> [DATASET SECTION]:
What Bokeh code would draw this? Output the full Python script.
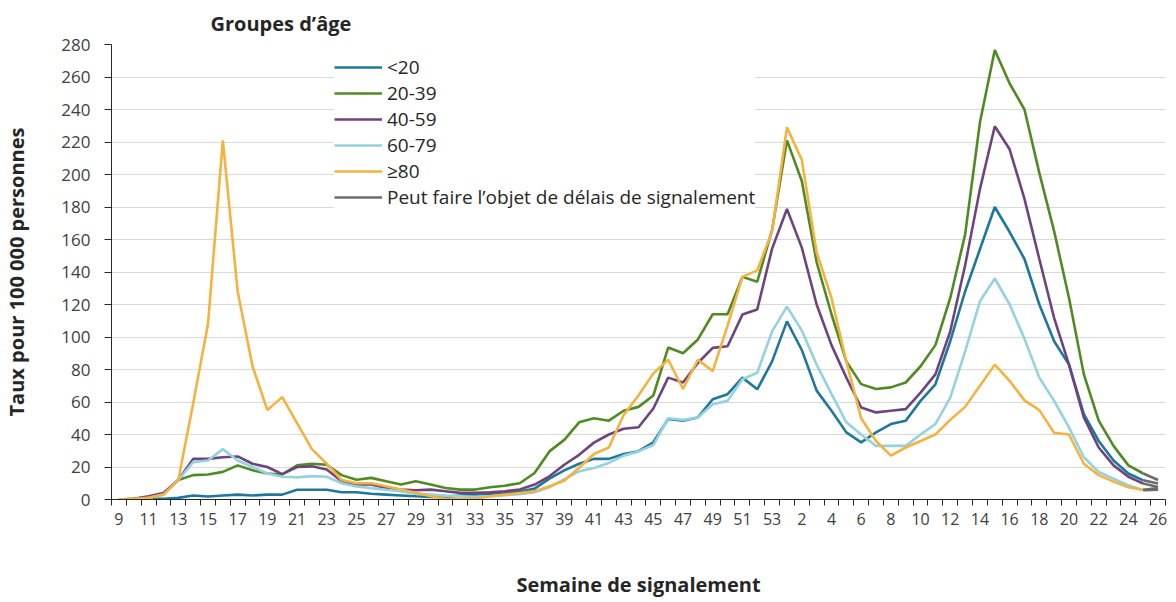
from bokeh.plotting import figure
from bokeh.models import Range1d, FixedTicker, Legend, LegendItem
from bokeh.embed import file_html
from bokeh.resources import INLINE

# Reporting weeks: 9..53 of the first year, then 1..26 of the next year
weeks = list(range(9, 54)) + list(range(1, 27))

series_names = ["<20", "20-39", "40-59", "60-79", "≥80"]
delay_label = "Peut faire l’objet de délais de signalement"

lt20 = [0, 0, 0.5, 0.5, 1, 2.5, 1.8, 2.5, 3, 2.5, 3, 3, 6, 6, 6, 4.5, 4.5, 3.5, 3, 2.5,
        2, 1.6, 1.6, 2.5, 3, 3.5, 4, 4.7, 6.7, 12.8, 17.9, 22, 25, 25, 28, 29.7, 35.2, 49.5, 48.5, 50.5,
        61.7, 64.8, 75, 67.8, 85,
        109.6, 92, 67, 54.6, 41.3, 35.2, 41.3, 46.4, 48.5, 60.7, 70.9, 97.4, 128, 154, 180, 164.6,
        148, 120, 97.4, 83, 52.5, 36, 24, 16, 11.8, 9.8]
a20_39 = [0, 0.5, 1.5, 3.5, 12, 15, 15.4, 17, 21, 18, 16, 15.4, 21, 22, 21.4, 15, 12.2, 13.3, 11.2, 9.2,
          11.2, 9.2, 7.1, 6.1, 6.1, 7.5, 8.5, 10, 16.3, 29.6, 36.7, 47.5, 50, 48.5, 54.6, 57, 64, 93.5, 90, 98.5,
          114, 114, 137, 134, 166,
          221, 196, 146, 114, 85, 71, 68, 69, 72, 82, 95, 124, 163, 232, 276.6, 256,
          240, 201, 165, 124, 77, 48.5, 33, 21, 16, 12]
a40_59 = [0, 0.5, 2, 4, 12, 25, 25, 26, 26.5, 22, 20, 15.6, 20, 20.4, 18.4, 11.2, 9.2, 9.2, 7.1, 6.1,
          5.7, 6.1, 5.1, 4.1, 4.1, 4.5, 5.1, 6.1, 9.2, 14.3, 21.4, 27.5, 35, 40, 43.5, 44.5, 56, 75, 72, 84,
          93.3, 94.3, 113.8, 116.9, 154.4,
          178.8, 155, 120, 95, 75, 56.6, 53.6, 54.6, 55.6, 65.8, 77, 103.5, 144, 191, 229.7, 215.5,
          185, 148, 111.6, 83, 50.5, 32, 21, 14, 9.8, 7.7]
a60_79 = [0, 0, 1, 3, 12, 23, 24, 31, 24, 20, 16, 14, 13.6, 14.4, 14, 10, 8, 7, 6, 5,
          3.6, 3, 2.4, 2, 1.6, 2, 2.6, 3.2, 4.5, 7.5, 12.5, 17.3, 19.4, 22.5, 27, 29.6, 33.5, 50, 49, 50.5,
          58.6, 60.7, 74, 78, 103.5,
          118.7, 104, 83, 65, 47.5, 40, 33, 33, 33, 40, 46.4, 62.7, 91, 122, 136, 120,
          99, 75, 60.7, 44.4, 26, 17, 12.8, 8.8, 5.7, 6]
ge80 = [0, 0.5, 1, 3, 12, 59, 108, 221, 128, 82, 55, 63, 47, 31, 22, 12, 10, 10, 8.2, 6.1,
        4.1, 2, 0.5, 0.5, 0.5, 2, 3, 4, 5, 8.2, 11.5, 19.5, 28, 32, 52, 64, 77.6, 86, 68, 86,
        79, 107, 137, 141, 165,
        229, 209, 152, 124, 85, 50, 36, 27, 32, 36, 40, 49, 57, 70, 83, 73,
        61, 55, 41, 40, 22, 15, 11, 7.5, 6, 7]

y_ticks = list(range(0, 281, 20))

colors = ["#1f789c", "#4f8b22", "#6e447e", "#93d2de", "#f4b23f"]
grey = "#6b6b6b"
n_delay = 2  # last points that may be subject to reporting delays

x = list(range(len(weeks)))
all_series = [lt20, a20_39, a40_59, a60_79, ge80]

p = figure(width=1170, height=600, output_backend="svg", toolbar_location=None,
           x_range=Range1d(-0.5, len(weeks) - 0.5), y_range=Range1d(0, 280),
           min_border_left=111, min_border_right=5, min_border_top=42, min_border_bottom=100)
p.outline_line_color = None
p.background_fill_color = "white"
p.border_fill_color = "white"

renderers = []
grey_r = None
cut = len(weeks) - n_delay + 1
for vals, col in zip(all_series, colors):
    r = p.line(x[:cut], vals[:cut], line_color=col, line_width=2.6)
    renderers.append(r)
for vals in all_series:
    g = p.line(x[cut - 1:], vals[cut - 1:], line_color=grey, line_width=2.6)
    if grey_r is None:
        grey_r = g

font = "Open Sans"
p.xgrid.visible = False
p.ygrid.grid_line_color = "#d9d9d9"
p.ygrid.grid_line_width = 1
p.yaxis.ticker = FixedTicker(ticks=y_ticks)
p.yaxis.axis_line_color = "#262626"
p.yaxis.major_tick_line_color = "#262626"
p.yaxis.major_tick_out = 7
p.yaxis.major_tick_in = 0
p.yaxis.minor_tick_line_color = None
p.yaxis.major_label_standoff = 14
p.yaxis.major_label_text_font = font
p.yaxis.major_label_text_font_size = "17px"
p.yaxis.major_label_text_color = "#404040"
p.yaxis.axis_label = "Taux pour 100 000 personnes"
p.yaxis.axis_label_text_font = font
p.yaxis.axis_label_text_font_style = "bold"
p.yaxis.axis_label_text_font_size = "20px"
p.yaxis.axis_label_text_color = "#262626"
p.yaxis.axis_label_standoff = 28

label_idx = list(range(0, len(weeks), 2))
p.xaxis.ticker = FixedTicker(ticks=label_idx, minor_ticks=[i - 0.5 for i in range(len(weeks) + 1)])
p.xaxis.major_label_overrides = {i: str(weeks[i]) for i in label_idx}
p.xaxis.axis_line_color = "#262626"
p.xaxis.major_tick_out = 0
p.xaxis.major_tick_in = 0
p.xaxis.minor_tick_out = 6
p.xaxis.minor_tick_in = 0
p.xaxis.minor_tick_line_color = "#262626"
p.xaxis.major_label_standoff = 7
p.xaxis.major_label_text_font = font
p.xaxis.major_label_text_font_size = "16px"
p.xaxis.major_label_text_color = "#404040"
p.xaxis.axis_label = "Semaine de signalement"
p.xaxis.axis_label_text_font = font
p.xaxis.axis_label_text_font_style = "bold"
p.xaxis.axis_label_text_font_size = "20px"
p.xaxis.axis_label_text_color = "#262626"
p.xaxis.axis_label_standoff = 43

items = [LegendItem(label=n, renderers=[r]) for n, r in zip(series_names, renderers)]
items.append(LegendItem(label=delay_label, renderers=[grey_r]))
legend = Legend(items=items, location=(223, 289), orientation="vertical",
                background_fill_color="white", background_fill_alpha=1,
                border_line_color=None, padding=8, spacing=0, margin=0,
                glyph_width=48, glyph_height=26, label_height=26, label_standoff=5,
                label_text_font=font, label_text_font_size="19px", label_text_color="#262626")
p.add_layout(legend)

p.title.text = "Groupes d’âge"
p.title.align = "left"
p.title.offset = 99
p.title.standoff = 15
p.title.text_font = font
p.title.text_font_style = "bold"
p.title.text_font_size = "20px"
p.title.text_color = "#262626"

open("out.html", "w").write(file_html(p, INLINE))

> [WHAT YOU SHOULD DO]:
Every line of the material is to be quoted exactly, with no pictures carried over.

> [FINAL ANSWER]:
What Bokeh code would draw this? Output the full Python script.
from bokeh.plotting import figure
from bokeh.models import Range1d, FixedTicker, Legend, LegendItem
from bokeh.embed import file_html
from bokeh.resources import INLINE

# Reporting weeks: 9..53 of the first year, then 1..26 of the next year
weeks = list(range(9, 54)) + list(range(1, 27))

series_names = ["<20", "20-39", "40-59", "60-79", "≥80"]
delay_label = "Peut faire l’objet de délais de signalement"

lt20 = [0, 0, 0.5, 0.5, 1, 2.5, 1.8, 2.5, 3, 2.5, 3, 3, 6, 6, 6, 4.5, 4.5, 3.5, 3, 2.5,
        2, 1.6, 1.6, 2.5, 3, 3.5, 4, 4.7, 6.7, 12.8, 17.9, 22, 25, 25, 28, 29.7, 35.2, 49.5, 48.5, 50.5,
        61.7, 64.8, 75, 67.8, 85,
        109.6, 92, 67, 54.6, 41.3, 35.2, 41.3, 46.4, 48.5, 60.7, 70.9, 97.4, 128, 154, 180, 164.6,
        148, 120, 97.4, 83, 52.5, 36, 24, 16, 11.8, 9.8]
a20_39 = [0, 0.5, 1.5, 3.5, 12, 15, 15.4, 17, 21, 18, 16, 15.4, 21, 22, 21.4, 15, 12.2, 13.3, 11.2, 9.2,
          11.2, 9.2, 7.1, 6.1, 6.1, 7.5, 8.5, 10, 16.3, 29.6, 36.7, 47.5, 50, 48.5, 54.6, 57, 64, 93.5, 90, 98.5,
          114, 114, 137, 134, 166,
          221, 196, 146, 114, 85, 71, 68, 69, 72, 82, 95, 124, 163, 232, 276.6, 256,
          240, 201, 165, 124, 77, 48.5, 33, 21, 16, 12]
a40_59 = [0, 0.5, 2, 4, 12, 25, 25, 26, 26.5, 22, 20, 15.6, 20, 20.4, 18.4, 11.2, 9.2, 9.2, 7.1, 6.1,
          5.7, 6.1, 5.1, 4.1, 4.1, 4.5, 5.1, 6.1, 9.2, 14.3, 21.4, 27.5, 35, 40, 43.5, 44.5, 56, 75, 72, 84,
          93.3, 94.3, 113.8, 116.9, 154.4,
          178.8, 155, 120, 95, 75, 56.6, 53.6, 54.6, 55.6, 65.8, 77, 103.5, 144, 191, 229.7, 215.5,
          185, 148, 111.6, 83, 50.5, 32, 21, 14, 9.8, 7.7]
a60_79 = [0, 0, 1, 3, 12, 23, 24, 31, 24, 20, 16, 14, 13.6, 14.4, 14, 10, 8, 7, 6, 5,
          3.6, 3, 2.4, 2, 1.6, 2, 2.6, 3.2, 4.5, 7.5, 12.5, 17.3, 19.4, 22.5, 27, 29.6, 33.5, 50, 49, 50.5,
          58.6, 60.7, 74, 78, 103.5,
          118.7, 104, 83, 65, 47.5, 40, 33, 33, 33, 40, 46.4, 62.7, 91, 122, 136, 120,
          99, 75, 60.7, 44.4, 26, 17, 12.8, 8.8, 5.7, 6]
ge80 = [0, 0.5, 1, 3, 12, 59, 108, 221, 128, 82, 55, 63, 47, 31, 22, 12, 10, 10, 8.2, 6.1,
        4.1, 2, 0.5, 0.5, 0.5, 2, 3, 4, 5, 8.2, 11.5, 19.5, 28, 32, 52, 64, 77.6, 86, 68, 86,
        79, 107, 137, 141, 165,
        229, 209, 152, 124, 85, 50, 36, 27, 32, 36, 40, 49, 57, 70, 83, 73,
        61, 55, 41, 40, 22, 15, 11, 7.5, 6, 7]

y_ticks = list(range(0, 281, 20))

colors = ["#1f789c", "#4f8b22", "#6e447e", "#93d2de", "#f4b23f"]
grey = "#6b6b6b"
n_delay = 2  # last points that may be subject to reporting delays

x = list(range(len(weeks)))
all_series = [lt20, a20_39, a40_59, a60_79, ge80]

p = figure(width=1170, height=600, output_backend="svg", toolbar_location=None,
           x_range=Range1d(-0.5, len(weeks) - 0.5), y_range=Range1d(0, 280),
           min_border_left=111, min_border_right=5, min_border_top=42, min_border_bottom=100)
p.outline_line_color = None
p.background_fill_color = "white"
p.border_fill_color = "white"

renderers = []
grey_r = None
cut = len(weeks) - n_delay + 1
for vals, col in zip(all_series, colors):
    r = p.line(x[:cut], vals[:cut], line_color=col, line_width=2.6)
    renderers.append(r)
for vals in all_series:
    g = p.line(x[cut - 1:], vals[cut - 1:], line_color=grey, line_width=2.6)
    if grey_r is None:
        grey_r = g

font = "Open Sans"
p.xgrid.visible = False
p.ygrid.grid_line_color = "#d9d9d9"
p.ygrid.grid_line_width = 1
p.yaxis.ticker = FixedTicker(ticks=y_ticks)
p.yaxis.axis_line_color = "#262626"
p.yaxis.major_tick_line_color = "#262626"
p.yaxis.major_tick_out = 7
p.yaxis.major_tick_in = 0
p.yaxis.minor_tick_line_color = None
p.yaxis.major_label_standoff = 14
p.yaxis.major_label_text_font = font
p.yaxis.major_label_text_font_size = "17px"
p.yaxis.major_label_text_color = "#404040"
p.yaxis.axis_label = "Taux pour 100 000 personnes"
p.yaxis.axis_label_text_font = font
p.yaxis.axis_label_text_font_style = "bold"
p.yaxis.axis_label_text_font_size = "20px"
p.yaxis.axis_label_text_color = "#262626"
p.yaxis.axis_label_standoff = 28

label_idx = list(range(0, len(weeks), 2))
p.xaxis.ticker = FixedTicker(ticks=label_idx, minor_ticks=[i - 0.5 for i in range(len(weeks) + 1)])
p.xaxis.major_label_overrides = {i: str(weeks[i]) for i in label_idx}
p.xaxis.axis_line_color = "#262626"
p.xaxis.major_tick_out = 0
p.xaxis.major_tick_in = 0
p.xaxis.minor_tick_out = 6
p.xaxis.minor_tick_in = 0
p.xaxis.minor_tick_line_color = "#262626"
p.xaxis.major_label_standoff = 7
p.xaxis.major_label_text_font = font
p.xaxis.major_label_text_font_size = "16px"
p.xaxis.major_label_text_color = "#404040"
p.xaxis.axis_label = "Semaine de signalement"
p.xaxis.axis_label_text_font = font
p.xaxis.axis_label_text_font_style = "bold"
p.xaxis.axis_label_text_font_size = "20px"
p.xaxis.axis_label_text_color = "#262626"
p.xaxis.axis_label_standoff = 43

items = [LegendItem(label=n, renderers=[r]) for n, r in zip(series_names, renderers)]
items.append(LegendItem(label=delay_label, renderers=[grey_r]))
legend = Legend(items=items, location=(223, 289), orientation="vertical",
                background_fill_color="white", background_fill_alpha=1,
                border_line_color=None, padding=8, spacing=0, margin=0,
                glyph_width=48, glyph_height=26, label_height=26, label_standoff=5,
                label_text_font=font, label_text_font_size="19px", label_text_color="#262626")
p.add_layout(legend)

p.title.text = "Groupes d’âge"
p.title.align = "left"
p.title.offset = 99
p.title.standoff = 15
p.title.text_font = font
p.title.text_font_style = "bold"
p.title.text_font_size = "20px"
p.title.text_color = "#262626"

open("out.html", "w").write(file_html(p, INLINE))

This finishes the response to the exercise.